Tom Hiddleston is back as the god of mischief in Disney’s new limited series Loki, and he’s definitely up to no good. Or, maybe a little bit of good. It’s not really clear, but that’s half the fun. Loki has always been in it for himself, but now he has Owen Wilson to add some direction, and the results are good.
Disney+ and Marvel’s new Loki series picks up immediately after his escape in Avengers: Endgame. This isn’t the Loki that grew and helped save the people of Asgard from destruction; this is the Loki that just led an army of Chitauri through a portal in the sky and devastated New York.
And you know what? He’s kinda great, in his own way. Hiddleston slips immediately back into this arrogant and angry version of Loki. Still, at the same time, the show remembers that Hiddleston has excellent comedic timing and really leans into that.
As mentioned, this story picks up immediately after Loki escapes in Avengers: Endgame. Wasting no time, the Time Variance Authority arrests him immediately. After a fun trip through the TVA’s bureaucracy, he is saved from being eliminated by agent Mobius M Mobius (Owen Wilson) and recruited to help them track down a villain attacking the TVAs minutemen, soldiers that reset the timeline when things go awry (like when an Asgardian trickster escapes from a team of heroes).
I don’t know what I was expecting from this series headed it, to be honest, but it certainly wasn’t a police procedural.
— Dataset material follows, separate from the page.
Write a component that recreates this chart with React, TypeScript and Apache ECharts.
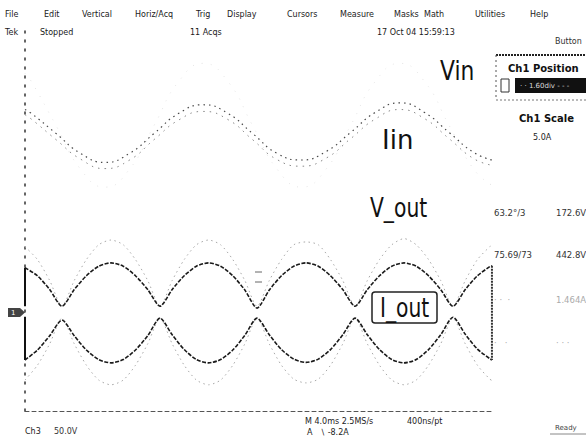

That is effectively what we have though, with Loki as the handsome, roguish outsider that assists the police with their investigations. Think Castle, or Elementary, or Sherlock Holmes. of course, they’re hunting a mass murderer through the entire of the Marvel timeline, so there is a lot of fun to be hand jumping from era to era.
The series also really shines in the production design department. Yes, they get to create all kinds of different time periods (a near future shopping mall is my favourite, because it’s low key terrifying), but the TVA itself has an aesthetic that looks like they travelled back to the early 1970s and imagined a future from there, and it’s just gorgeous to look at.
One surprising thing is how light the first two episodes are on action. That isn’t to say they’re boring, but this isn’t the action-adventure series you might be expecting. Much of the first episode gives Loki a fast track to some character growth via a highlight reel of his life and a drawer full of infinity stones. The second episode deals mostly with good old fashioned detective work: positing theories and reading files.
The reason this works is the cast. Hiddleston and Wilson have an easy chemistry, and their repartee is delightful. Wilson is excellent as Mobius, and every time he puts Loki in his place is effective and fun.
So far, the other two standouts are Wunmi Mosaku and Gugu Mbatha-Raw as a TVA soldier and judge, each of which clearly has their own back story and inner life. Each of these women is talented actors, and they bring depth to each of their roles that could be one-note and have little screen time, respectively.
The second episode ends on multiple major bombshells, each of which has me intrigued and excited to see what comes next. For those of you like me who are invested in the Marvel Cinematic Universe, this series will almost certainly end up mandatory viewing for continuity reasons (there have already been a few things mentioned that I believe will play directly into the forthcoming Doctor Strange in the Multiverse of Madness), too.
Time will tell which of the Marvel TV series will work out best, but as with both WandaVision and Captain America and the Winter Soldier, Loki is off to a strong start.
- If you are the type that likes to watch closely for Easter eggs and references, this series might have been made specifically for you.
- There’s a line near the start of episode one where Loki describes his clothing as being made of “fine Asgardian leather”, which is a reference/joke aimed at me, specifically.
- Eugene Cordero appears in this series as an office worker, and he is quite funny. I especially like an early scene where he explains why there’s a random drawer in the office full of infinity stones.
- Hiddleston and Wilson are both really great comic actors, and part of me wishes that this series was a straight-up slapstick comedy. Watch them both during the second episode scene where they discuss a theory using a salad as a prop.
- I must remember to lookup more of composer Natalie Holt’s work.
Loki premieres on Disney+ on June 9th, and will run for six episodes with new episodes following each Wednesday.